PROVIDED DATA:
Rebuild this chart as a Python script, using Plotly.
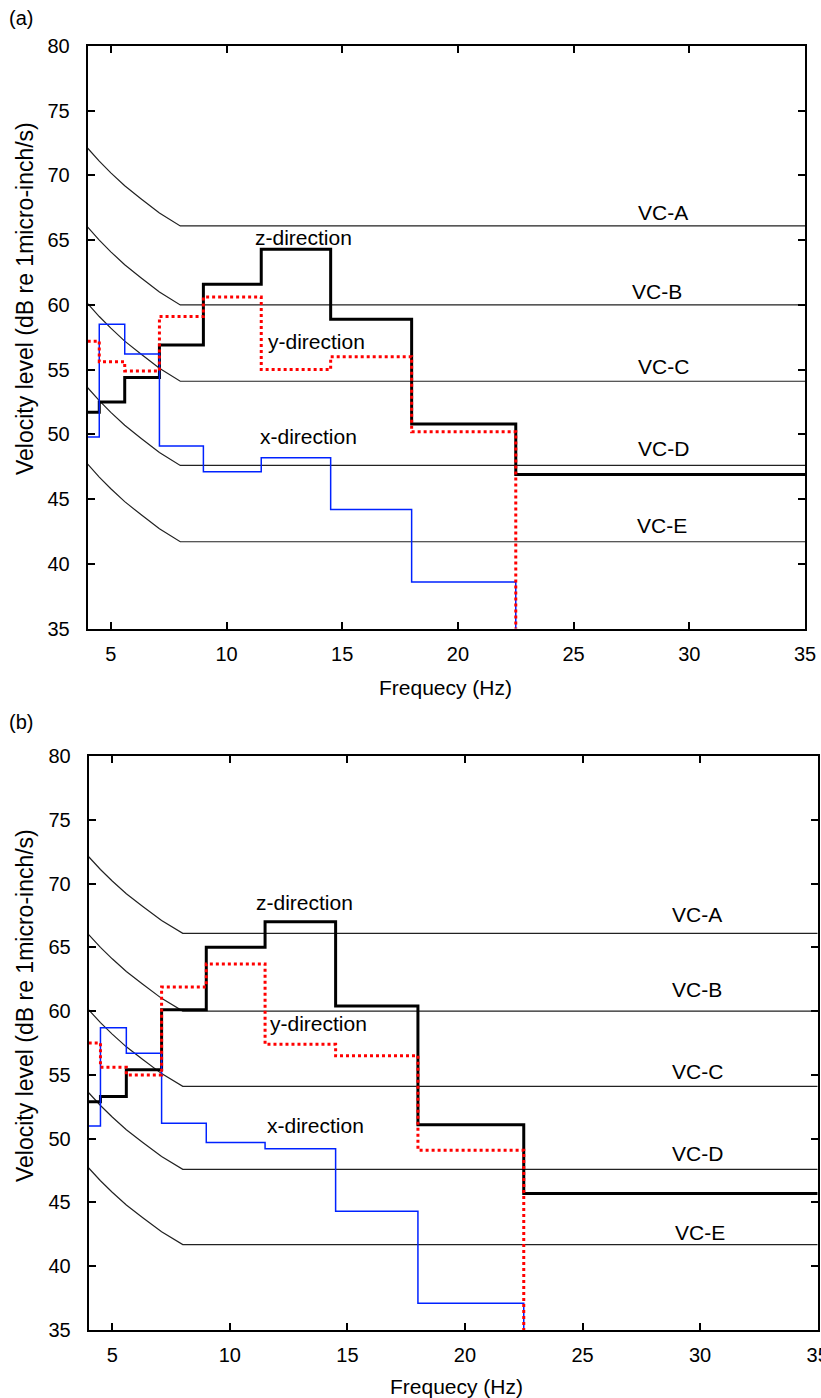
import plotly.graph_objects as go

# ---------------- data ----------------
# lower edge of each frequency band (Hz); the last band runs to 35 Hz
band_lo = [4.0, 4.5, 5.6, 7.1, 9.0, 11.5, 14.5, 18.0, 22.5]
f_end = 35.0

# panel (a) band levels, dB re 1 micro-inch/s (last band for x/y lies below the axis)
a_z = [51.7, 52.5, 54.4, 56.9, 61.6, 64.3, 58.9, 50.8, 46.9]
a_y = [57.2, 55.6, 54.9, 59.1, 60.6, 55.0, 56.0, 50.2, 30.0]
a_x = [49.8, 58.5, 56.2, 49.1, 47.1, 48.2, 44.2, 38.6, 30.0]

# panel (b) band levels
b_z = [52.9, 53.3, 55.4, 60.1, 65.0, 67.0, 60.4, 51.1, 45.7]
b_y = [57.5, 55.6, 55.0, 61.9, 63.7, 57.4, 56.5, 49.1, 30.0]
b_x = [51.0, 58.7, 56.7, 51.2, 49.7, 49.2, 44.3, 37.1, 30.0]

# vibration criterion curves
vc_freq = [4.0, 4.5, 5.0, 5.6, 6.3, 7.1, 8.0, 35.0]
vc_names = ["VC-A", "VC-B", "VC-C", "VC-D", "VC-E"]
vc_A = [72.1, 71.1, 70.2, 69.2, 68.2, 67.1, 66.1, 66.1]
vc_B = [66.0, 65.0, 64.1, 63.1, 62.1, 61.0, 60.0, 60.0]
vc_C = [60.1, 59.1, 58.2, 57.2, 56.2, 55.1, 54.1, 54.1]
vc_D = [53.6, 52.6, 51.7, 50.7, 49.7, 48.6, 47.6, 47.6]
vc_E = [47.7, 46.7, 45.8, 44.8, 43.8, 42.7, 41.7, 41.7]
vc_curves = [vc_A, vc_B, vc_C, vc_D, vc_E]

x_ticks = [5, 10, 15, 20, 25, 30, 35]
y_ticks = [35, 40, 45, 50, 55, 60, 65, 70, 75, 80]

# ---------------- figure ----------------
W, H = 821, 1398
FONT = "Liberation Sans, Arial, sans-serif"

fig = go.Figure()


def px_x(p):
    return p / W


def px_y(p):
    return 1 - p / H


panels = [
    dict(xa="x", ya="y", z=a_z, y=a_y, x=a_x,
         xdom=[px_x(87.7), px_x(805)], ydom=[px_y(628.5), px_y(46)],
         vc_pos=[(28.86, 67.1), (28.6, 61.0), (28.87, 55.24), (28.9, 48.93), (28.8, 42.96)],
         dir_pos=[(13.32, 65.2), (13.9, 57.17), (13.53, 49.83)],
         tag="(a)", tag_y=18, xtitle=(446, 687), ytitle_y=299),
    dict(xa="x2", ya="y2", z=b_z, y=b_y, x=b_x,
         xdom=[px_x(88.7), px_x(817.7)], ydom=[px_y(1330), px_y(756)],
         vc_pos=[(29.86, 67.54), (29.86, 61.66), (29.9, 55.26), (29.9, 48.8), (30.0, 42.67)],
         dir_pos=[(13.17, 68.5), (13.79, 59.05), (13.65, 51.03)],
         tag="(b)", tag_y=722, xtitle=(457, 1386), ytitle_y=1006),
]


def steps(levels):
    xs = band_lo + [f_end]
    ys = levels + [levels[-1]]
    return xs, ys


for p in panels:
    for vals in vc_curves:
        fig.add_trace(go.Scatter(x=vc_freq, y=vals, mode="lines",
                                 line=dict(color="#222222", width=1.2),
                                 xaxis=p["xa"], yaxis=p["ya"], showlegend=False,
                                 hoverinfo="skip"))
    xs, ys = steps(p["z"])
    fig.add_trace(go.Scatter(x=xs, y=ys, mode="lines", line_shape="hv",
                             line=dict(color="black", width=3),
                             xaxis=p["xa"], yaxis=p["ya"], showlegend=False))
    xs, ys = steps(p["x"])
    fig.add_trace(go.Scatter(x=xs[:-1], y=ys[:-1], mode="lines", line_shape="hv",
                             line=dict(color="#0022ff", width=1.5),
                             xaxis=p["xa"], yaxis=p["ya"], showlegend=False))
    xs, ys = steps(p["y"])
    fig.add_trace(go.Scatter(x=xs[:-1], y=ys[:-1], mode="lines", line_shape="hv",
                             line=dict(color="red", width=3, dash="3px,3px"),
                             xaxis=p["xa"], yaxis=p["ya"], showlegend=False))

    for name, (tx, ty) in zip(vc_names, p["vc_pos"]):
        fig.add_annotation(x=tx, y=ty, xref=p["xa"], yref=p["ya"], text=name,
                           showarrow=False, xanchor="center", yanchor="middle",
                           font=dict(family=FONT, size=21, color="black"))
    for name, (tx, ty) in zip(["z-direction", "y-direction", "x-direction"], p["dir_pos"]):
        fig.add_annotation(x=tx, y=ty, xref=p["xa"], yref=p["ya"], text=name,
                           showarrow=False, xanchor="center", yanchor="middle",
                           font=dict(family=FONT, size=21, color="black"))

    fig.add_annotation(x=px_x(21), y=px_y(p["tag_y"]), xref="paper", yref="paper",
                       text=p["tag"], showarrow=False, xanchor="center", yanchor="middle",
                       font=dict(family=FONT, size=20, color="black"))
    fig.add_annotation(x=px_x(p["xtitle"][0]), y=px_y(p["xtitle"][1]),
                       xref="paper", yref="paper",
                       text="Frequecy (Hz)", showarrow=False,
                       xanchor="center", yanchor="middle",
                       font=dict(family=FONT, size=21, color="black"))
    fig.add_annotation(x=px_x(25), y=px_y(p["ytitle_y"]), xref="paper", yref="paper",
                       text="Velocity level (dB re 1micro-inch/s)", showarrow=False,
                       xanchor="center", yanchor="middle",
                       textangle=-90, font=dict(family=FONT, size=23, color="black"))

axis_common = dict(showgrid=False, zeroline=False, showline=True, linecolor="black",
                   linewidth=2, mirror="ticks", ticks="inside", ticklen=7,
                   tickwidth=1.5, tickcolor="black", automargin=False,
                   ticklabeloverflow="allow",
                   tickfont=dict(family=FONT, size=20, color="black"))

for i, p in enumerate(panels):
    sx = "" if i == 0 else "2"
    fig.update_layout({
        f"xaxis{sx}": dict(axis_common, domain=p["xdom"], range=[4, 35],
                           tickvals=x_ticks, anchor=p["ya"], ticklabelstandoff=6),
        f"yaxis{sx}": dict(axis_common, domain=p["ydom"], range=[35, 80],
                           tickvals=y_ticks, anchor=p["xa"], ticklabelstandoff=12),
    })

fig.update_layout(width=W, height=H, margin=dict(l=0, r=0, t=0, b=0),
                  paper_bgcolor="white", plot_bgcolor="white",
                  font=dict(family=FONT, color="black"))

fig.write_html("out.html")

THE EXERCISE:
Write out again, exactly, the lines from the start of the listing up to the line containing "return 1 - p / H", with both ends and without pictures.

IN RESPONSE:
Rebuild this chart as a Python script, using Plotly.
import plotly.graph_objects as go

# ---------------- data ----------------
# lower edge of each frequency band (Hz); the last band runs to 35 Hz
band_lo = [4.0, 4.5, 5.6, 7.1, 9.0, 11.5, 14.5, 18.0, 22.5]
f_end = 35.0

# panel (a) band levels, dB re 1 micro-inch/s (last band for x/y lies below the axis)
a_z = [51.7, 52.5, 54.4, 56.9, 61.6, 64.3, 58.9, 50.8, 46.9]
a_y = [57.2, 55.6, 54.9, 59.1, 60.6, 55.0, 56.0, 50.2, 30.0]
a_x = [49.8, 58.5, 56.2, 49.1, 47.1, 48.2, 44.2, 38.6, 30.0]

# panel (b) band levels
b_z = [52.9, 53.3, 55.4, 60.1, 65.0, 67.0, 60.4, 51.1, 45.7]
b_y = [57.5, 55.6, 55.0, 61.9, 63.7, 57.4, 56.5, 49.1, 30.0]
b_x = [51.0, 58.7, 56.7, 51.2, 49.7, 49.2, 44.3, 37.1, 30.0]

# vibration criterion curves
vc_freq = [4.0, 4.5, 5.0, 5.6, 6.3, 7.1, 8.0, 35.0]
vc_names = ["VC-A", "VC-B", "VC-C", "VC-D", "VC-E"]
vc_A = [72.1, 71.1, 70.2, 69.2, 68.2, 67.1, 66.1, 66.1]
vc_B = [66.0, 65.0, 64.1, 63.1, 62.1, 61.0, 60.0, 60.0]
vc_C = [60.1, 59.1, 58.2, 57.2, 56.2, 55.1, 54.1, 54.1]
vc_D = [53.6, 52.6, 51.7, 50.7, 49.7, 48.6, 47.6, 47.6]
vc_E = [47.7, 46.7, 45.8, 44.8, 43.8, 42.7, 41.7, 41.7]
vc_curves = [vc_A, vc_B, vc_C, vc_D, vc_E]

x_ticks = [5, 10, 15, 20, 25, 30, 35]
y_ticks = [35, 40, 45, 50, 55, 60, 65, 70, 75, 80]

# ---------------- figure ----------------
W, H = 821, 1398
FONT = "Liberation Sans, Arial, sans-serif"

fig = go.Figure()


def px_x(p):
    return p / W


def px_y(p):
    return 1 - p / H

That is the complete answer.